Your task.
Pick out all lines with the word "image" from the records that follow.

───── Input data ─────

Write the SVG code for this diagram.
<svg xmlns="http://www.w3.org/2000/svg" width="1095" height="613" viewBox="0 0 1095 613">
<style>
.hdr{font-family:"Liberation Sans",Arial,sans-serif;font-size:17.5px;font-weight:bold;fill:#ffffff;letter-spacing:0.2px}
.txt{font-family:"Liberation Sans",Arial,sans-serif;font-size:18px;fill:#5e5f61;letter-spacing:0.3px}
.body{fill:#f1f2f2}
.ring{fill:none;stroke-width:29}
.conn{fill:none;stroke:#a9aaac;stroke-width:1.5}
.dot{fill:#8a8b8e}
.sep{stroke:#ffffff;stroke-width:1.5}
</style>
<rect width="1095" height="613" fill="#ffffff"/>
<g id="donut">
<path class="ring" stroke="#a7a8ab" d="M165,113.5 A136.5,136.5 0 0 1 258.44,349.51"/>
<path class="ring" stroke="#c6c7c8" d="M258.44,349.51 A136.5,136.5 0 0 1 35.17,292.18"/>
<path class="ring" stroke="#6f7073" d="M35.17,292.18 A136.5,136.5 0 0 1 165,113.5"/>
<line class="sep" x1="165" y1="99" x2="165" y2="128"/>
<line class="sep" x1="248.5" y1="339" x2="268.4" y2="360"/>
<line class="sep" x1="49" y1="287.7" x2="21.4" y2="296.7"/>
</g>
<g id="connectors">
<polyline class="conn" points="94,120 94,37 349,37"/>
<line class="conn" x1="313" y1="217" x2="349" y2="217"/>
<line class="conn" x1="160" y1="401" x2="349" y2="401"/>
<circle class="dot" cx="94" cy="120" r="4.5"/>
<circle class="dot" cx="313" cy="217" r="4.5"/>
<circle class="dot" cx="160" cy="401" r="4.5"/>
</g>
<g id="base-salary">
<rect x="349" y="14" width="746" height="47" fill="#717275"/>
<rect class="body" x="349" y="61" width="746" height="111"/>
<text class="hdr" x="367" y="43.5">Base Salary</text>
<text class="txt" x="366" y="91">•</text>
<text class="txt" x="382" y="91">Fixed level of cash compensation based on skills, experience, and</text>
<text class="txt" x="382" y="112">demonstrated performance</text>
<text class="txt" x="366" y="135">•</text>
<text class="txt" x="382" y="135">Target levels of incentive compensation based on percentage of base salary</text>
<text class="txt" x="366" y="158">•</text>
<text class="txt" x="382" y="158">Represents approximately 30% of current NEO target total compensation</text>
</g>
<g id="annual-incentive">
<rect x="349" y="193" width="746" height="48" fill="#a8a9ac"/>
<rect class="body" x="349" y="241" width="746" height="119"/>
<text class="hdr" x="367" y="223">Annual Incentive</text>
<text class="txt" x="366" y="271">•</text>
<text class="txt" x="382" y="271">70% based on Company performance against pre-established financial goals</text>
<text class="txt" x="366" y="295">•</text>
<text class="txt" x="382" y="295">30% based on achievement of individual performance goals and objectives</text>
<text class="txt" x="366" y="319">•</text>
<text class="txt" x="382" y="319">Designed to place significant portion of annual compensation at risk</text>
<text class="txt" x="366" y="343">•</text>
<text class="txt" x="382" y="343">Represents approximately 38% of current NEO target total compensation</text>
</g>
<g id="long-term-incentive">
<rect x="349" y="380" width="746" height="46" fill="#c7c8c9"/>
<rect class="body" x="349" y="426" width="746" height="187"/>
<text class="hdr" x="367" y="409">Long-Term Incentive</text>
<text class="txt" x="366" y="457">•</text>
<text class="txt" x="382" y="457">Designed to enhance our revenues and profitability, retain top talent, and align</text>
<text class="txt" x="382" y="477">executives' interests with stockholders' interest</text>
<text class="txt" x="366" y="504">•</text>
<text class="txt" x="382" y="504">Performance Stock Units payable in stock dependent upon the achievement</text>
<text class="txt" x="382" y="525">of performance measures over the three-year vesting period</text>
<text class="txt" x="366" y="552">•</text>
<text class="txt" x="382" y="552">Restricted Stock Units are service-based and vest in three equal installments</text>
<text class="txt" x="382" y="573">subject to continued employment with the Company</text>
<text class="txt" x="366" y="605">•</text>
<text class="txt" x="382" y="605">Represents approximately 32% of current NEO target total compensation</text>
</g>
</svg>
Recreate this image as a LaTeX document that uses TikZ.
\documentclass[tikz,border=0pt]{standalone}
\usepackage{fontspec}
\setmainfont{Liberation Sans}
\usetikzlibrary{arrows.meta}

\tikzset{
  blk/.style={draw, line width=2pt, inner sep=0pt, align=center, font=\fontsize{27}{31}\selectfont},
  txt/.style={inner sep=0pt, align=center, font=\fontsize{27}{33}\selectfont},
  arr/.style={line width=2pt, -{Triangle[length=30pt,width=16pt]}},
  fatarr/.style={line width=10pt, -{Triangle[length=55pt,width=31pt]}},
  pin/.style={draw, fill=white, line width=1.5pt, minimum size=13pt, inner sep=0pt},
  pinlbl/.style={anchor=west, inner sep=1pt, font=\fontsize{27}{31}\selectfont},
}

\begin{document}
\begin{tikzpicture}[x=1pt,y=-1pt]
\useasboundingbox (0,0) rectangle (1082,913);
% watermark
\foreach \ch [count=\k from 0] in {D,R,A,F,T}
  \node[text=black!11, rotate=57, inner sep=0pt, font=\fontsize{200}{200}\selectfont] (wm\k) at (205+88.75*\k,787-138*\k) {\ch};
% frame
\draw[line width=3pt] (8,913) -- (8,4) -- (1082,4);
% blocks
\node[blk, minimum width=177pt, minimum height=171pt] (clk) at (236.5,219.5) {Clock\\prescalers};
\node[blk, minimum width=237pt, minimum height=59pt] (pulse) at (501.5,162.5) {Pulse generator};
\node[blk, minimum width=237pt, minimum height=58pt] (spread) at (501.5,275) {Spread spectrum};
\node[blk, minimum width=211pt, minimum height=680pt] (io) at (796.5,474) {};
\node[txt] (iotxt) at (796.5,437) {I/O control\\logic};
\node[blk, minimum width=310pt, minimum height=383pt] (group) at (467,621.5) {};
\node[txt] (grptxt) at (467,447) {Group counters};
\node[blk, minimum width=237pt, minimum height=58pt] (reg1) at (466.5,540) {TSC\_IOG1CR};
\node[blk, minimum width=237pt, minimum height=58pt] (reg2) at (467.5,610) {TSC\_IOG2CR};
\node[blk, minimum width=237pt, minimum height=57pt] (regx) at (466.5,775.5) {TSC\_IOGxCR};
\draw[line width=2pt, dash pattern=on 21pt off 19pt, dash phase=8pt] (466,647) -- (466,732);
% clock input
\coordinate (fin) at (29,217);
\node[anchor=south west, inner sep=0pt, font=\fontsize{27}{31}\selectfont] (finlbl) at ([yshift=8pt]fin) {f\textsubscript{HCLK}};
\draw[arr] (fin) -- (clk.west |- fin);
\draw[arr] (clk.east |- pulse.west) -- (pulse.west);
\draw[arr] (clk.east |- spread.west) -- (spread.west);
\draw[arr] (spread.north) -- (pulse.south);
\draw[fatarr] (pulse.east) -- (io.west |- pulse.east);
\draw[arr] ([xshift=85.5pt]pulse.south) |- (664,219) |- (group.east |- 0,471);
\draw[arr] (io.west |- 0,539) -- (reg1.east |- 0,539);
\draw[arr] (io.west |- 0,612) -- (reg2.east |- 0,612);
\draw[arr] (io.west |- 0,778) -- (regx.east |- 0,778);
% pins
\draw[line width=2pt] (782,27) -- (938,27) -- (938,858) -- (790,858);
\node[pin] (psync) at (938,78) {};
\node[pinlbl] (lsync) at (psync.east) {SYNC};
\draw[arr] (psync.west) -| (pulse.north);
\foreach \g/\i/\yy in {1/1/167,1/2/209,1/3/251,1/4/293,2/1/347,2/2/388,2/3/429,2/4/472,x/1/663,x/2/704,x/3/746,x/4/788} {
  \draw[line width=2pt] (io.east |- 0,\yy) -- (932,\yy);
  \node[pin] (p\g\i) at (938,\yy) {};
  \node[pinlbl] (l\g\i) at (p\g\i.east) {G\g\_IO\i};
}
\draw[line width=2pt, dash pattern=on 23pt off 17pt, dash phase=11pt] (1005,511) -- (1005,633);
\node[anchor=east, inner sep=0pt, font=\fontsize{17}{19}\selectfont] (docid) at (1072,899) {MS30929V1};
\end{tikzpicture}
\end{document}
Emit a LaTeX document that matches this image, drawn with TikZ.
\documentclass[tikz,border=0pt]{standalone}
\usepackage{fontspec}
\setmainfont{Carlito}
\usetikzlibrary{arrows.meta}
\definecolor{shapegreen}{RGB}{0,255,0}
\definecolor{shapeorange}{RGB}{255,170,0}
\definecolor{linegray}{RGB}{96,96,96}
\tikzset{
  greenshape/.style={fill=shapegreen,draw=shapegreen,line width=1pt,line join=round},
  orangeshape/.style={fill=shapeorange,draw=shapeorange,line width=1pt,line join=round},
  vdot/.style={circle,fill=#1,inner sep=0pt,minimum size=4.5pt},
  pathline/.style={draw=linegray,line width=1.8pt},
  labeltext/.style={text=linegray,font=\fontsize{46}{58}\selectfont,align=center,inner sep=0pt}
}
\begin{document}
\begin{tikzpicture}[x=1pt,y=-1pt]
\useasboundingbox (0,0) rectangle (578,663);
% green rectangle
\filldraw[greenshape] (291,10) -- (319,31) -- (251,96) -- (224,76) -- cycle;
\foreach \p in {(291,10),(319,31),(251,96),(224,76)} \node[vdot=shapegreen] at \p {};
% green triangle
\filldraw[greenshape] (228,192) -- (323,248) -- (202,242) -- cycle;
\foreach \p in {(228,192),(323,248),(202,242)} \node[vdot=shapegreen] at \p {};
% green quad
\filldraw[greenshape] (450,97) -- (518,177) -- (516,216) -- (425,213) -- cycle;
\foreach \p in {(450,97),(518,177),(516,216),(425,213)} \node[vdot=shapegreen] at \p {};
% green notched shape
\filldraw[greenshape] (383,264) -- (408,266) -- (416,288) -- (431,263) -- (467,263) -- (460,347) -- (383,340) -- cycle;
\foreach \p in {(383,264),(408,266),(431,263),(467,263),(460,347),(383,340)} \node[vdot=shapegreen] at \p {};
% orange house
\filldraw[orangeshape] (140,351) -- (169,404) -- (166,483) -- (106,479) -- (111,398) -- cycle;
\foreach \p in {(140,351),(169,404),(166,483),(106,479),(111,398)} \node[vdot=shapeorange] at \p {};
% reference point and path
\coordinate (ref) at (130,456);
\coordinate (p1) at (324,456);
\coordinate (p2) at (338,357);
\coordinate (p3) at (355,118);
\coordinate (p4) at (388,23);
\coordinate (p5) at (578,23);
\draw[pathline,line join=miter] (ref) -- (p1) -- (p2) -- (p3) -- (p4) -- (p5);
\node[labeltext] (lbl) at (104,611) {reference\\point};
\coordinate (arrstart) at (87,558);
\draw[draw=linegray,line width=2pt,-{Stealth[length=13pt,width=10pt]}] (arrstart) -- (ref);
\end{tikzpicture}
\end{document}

─────

Result for this task.
Recreate this image as a LaTeX document that uses TikZ.
Emit a LaTeX document that matches this image, drawn with TikZ.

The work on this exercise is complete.